=== Data shown ===

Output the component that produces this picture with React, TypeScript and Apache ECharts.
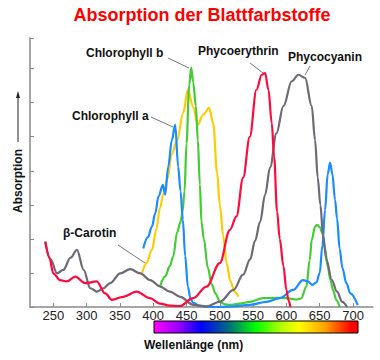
import React, { useEffect, useRef } from 'react';
import * as echarts from 'echarts';

const xTicks = [250, 300, 350, 400, 450, 500, 550, 600, 650, 700];

const carotinWave = [383, 390, 398, 405, 410, 415, 421, 428, 436, 445, 452, 460, 467, 475, 484, 490, 496, 500, 505, 510, 516, 522, 528];
const carotinValues = [0.97, 1.29, 1.68, 2.3, 2.9, 3.3, 3.74, 4.5, 4.9, 5.7, 6.38, 5.88, 5.35, 5.65, 5.85, 5.4, 3.94, 3.0, 2.1, 1.3, 0.75, 0.45, 0.3];

const chlBWave = [410, 418, 425, 430, 436, 441, 444, 447, 450, 454, 457, 460, 464, 467, 470, 472.5, 476, 482, 488, 494, 500, 508, 515, 530, 545, 565, 585, 600, 615, 622, 630, 635, 638, 643, 646, 650, 654, 658, 662, 666, 670, 675, 680];
const chlBValues = [0.59, 0.9, 1.2, 1.48, 2.2, 2.5, 2.8, 3.4, 4.8, 6.5, 7.03, 6.6, 5.9, 4.9, 3.6, 2.5, 2.0, 1.15, 0.65, 0.38, 0.15, 0.08, 0.06, 0.1, 0.15, 0.26, 0.27, 0.26, 0.22, 0.25, 0.6, 1.38, 1.97, 2.36, 2.41, 2.35, 2.17, 1.7, 1.2, 0.8, 0.5, 0.2, 0.0];

const chlAWave = [385, 392, 398, 403, 408, 414.5, 418, 422.5, 428, 433, 437.5, 441, 444.5, 448, 452, 456, 460, 470, 480, 500, 520, 545, 570, 590, 610, 625, 632, 639, 645, 650, 654, 658, 662, 665.5, 669, 673, 676, 680, 684, 690, 696, 707];
const chlAValues = [1.72, 2.05, 2.36, 2.75, 3.25, 3.59, 3.3, 4.12, 4.9, 5.35, 4.12, 3.4, 2.56, 1.5, 0.6, 0.25, 0.12, 0.03, 0.0, 0.0, 0.02, 0.06, 0.15, 0.26, 0.5, 0.79, 0.75, 0.65, 0.72, 1.0, 1.8, 2.85, 3.9, 4.24, 3.9, 3.15, 2.6, 1.7, 1.15, 0.7, 0.4, 0.06];

const phycoerythrinWave = [238, 244, 250, 260, 270, 283, 298, 315, 328, 338, 355, 375, 395, 410, 425, 440, 460, 480, 500, 515, 525, 535, 545, 555, 563, 568, 573, 578, 581.5, 586, 590, 595.5, 600, 603, 606];
const phycoerythrinValues = [1.92, 1.45, 0.99, 0.79, 0.75, 0.89, 0.7, 0.75, 0.4, 0.21, 0.3, 0.45, 0.26, 0.1, 0.04, 0.03, 0.26, 0.6, 1.29, 2.26, 2.66, 3.8, 5.0, 6.38, 6.82, 6.87, 6.38, 5.4, 4.42, 2.8, 2.0, 1.2, 0.5, 0.2, 0.0];

const phycocyaninWave = [238, 246, 255.5, 265, 276, 285.5, 295.5, 305.5, 315.5, 325, 335.5, 350.5, 365.5, 380.5, 395.5, 410.5, 425, 440.5, 460.5, 480, 500.5, 520.5, 535, 545.5, 553, 560.5, 568, 575.5, 585, 595.5, 608, 618, 628, 638, 643, 647, 651, 655, 660, 668, 676, 684, 691];
const phycocyaninValues = [1.92, 1.4, 0.99, 1.09, 1.45, 1.68, 1.09, 0.55, 0.45, 0.55, 0.7, 0.99, 1.11, 0.99, 0.79, 0.6, 0.45, 0.3, 0.06, 0.02, 0.16, 0.5, 0.95, 1.4, 1.95, 2.5, 3.3, 4.1, 5.1, 5.9, 6.63, 6.82, 6.73, 5.9, 4.9, 3.8, 3.0, 2.1, 1.4, 0.8, 0.45, 0.15, 0.0];

const FONT = '"Liberation Sans", Arial, sans-serif';

const zip = (w: number[], v: number[]) => w.map((x, i) => [x, v[i]]);

const line = (name: string, data: number[][], color: string) => ({
  name,
  type: 'line',
  data,
  smooth: 0.35,
  smoothMonotone: 'x',
  showSymbol: false,
  lineStyle: { color, width: 2.2 },
  itemStyle: { color },
});

const label = (text: string, x: number, y: number) => ({
  type: 'text',
  x,
  y,
  style: { text, fill: '#111', font: `bold 12px ${FONT}`, textAlign: 'left', textVerticalAlign: 'middle' },
});

const leader = (x1: number, y1: number, x2: number, y2: number) => ({
  type: 'line',
  shape: { x1, y1, x2, y2 },
  style: { stroke: '#777', lineWidth: 1 },
});

export default function App() {
  const ref = useRef<HTMLDivElement>(null);
  useEffect(() => {
    document.body.style.margin = '0';
    const chart = echarts.init(ref.current!, null, { renderer: 'svg' });
    chart.setOption({
      animation: false,
      backgroundColor: '#ffffff',
      grid: { left: 30, right: 7, top: 38, bottom: 53 },
      xAxis: {
        type: 'value',
        min: 215,
        max: 730,
        axisLine: { lineStyle: { color: '#8a8a8a', width: 1.5 } },
        axisTick: { inside: true, length: 4, customValues: xTicks, lineStyle: { color: '#8a8a8a' } },
        axisLabel: { customValues: xTicks, color: '#222', fontSize: 13, fontFamily: FONT, margin: 2 },
        splitLine: { show: false },
      },
      yAxis: {
        type: 'value',
        min: 0,
        max: 7.9,
        interval: 1,
        axisLine: { show: true, lineStyle: { color: '#8a8a8a', width: 1.5 } },
        axisTick: { show: true, inside: true, length: 4, lineStyle: { color: '#8a8a8a' } },
        axisLabel: { show: false },
        splitLine: { show: false },
      },
      series: [
        line('β-Carotin', zip(carotinWave, carotinValues), '#ffcc00'),
        line('Chlorophyll b', zip(chlBWave, chlBValues), '#44cc33'),
        line('Chlorophyll a', zip(chlAWave, chlAValues), '#1a8cff'),
        line('Phycocyanin', zip(phycocyaninWave, phycocyaninValues), '#6e6878'),
        line('Phycoerythrin', zip(phycoerythrinWave, phycoerythrinValues), '#ff0a3c'),
      ],
      graphic: [
        {
          type: 'text',
          x: 202,
          y: 15,
          style: { text: 'Absorption der Blattfarbstoffe', fill: '#ff0000', font: `bold 18px ${FONT}`, textAlign: 'center', textVerticalAlign: 'middle' },
        },
        label('Chlorophyll b', 86, 53),
        label('Phycoerythrin', 198, 51),
        label('Phycocyanin', 288, 57),
        label('Chlorophyll a', 72, 116),
        label('β-Carotin', 63, 233),
        leader(168, 58, 189, 68),
        leader(250, 63, 263, 73),
        leader(310, 66, 305, 75),
        leader(151, 117, 173, 127),
        leader(118, 245, 145, 263),
        {
          type: 'text',
          x: 18,
          y: 181,
          rotation: Math.PI / 2,
          style: { text: 'Absorption', fill: '#111', font: `bold 12px ${FONT}`, textAlign: 'center', textVerticalAlign: 'middle' },
        },
        { type: 'line', shape: { x1: 18, y1: 142, x2: 18, y2: 96 }, style: { stroke: '#222', lineWidth: 1 } },
        { type: 'polygon', shape: { points: [[18, 91], [16, 98], [20, 98]] }, style: { fill: '#222' } },
        {
          type: 'rect',
          shape: { x: 154, y: 321, width: 204, height: 12 },
          style: {
            stroke: '#000',
            lineWidth: 1,
            fill: new echarts.graphic.LinearGradient(0, 0, 1, 0, [
              { offset: 0, color: '#ff00ff' },
              { offset: 0.12, color: '#9a00ff' },
              { offset: 0.23, color: '#0000ff' },
              { offset: 0.37, color: '#00707a' },
              { offset: 0.5, color: '#00ff00' },
              { offset: 0.62, color: '#b0ff00' },
              { offset: 0.71, color: '#ffff00' },
              { offset: 0.84, color: '#ffa000' },
              { offset: 0.97, color: '#ff0000' },
              { offset: 1, color: '#ff0000' },
            ]),
          },
        },
        {
          type: 'text',
          x: 144,
          y: 345,
          style: { text: 'Wellenlänge (nm)', fill: '#111', font: `bold 12px ${FONT}`, textAlign: 'left', textVerticalAlign: 'middle' },
        },
      ],
    });
    return () => chart.dispose();
  }, []);
  return <div ref={ref} style={{ width: 380, height: 360 }} />;
}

===

- **Goal**: Go from the first line of the data above to the line containing "0.8, 0.5, 0.2, 0.0];" and retype exactly those lines, both included, but none of the pictures.

- **Written reply**:
Output the component that produces this picture with React, TypeScript and Apache ECharts.
import React, { useEffect, useRef } from 'react';
import * as echarts from 'echarts';

const xTicks = [250, 300, 350, 400, 450, 500, 550, 600, 650, 700];

const carotinWave = [383, 390, 398, 405, 410, 415, 421, 428, 436, 445, 452, 460, 467, 475, 484, 490, 496, 500, 505, 510, 516, 522, 528];
const carotinValues = [0.97, 1.29, 1.68, 2.3, 2.9, 3.3, 3.74, 4.5, 4.9, 5.7, 6.38, 5.88, 5.35, 5.65, 5.85, 5.4, 3.94, 3.0, 2.1, 1.3, 0.75, 0.45, 0.3];

const chlBWave = [410, 418, 425, 430, 436, 441, 444, 447, 450, 454, 457, 460, 464, 467, 470, 472.5, 476, 482, 488, 494, 500, 508, 515, 530, 545, 565, 585, 600, 615, 622, 630, 635, 638, 643, 646, 650, 654, 658, 662, 666, 670, 675, 680];
const chlBValues = [0.59, 0.9, 1.2, 1.48, 2.2, 2.5, 2.8, 3.4, 4.8, 6.5, 7.03, 6.6, 5.9, 4.9, 3.6, 2.5, 2.0, 1.15, 0.65, 0.38, 0.15, 0.08, 0.06, 0.1, 0.15, 0.26, 0.27, 0.26, 0.22, 0.25, 0.6, 1.38, 1.97, 2.36, 2.41, 2.35, 2.17, 1.7, 1.2, 0.8, 0.5, 0.2, 0.0];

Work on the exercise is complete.